Coal particles when subjected to shock waves can undergo rapid fragmentation, pyrolysis, and combustion, causing enhanced process intensity and efficiency. Particle fragmentation plays a crucial role in this process. Exposure of coal particles to a shock wave is modelled in the present work as combined convection and radiation at the surface and conduction in the interior. Local temperatures within a coal particle and the corresponding thermal stresses are computed to study particle failure. Particle fracture is modelled by a three-parameter Weibull probability to predict the failure location and time. Simulations indicate that pulverized coal of size up to 250 μm subjected to a shock wave for varying operational, thermal, and physical parameters can experience initial failure within 150 μs. Particles of size d ≥50 μm or higher wave strengths (with Mach numbers M ≥5) mostly trigger exfoliation, while interior fragmentation dominates at smaller sizes (d ≤ 25 μm). An initial fracture study reveals that pulverized coal with predominant sizes d ≤ 100 μm and the coal rank from lignite to bituminous coal is potentially suitable for detonation combustion in waves at Mach numbers M = 3-6. Coal particles under continuous exposure to post-shock conditions undergo recursive exfoliation until the core is 20-40 μm, after which an interior fragmentation phase is seen until the core is about 1-3 μm.
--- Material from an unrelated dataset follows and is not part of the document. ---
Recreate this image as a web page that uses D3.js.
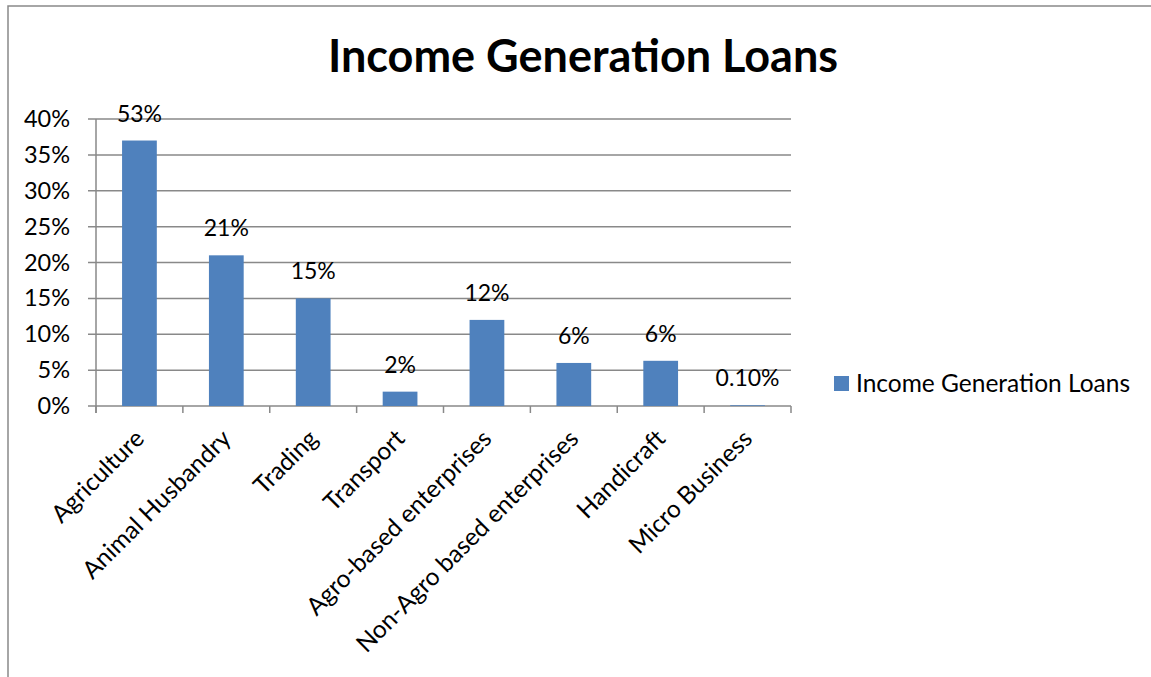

Much finer coal particles, of the order of internal fragmenting cores, are hardly fractured due to low thermal stresses caused by rapid uniform heating. The fracture model approach for studying shock-induced combustion is validated by a reasonable match of the computed ignition delay with experiments. The fragmentation history indicates a substantial increase in the particle surface area and temperature under shock exposure, as against conventional combustion, leading to an increased order of the burning rates at the onset of ignition, which can sustain through the entire burning phase.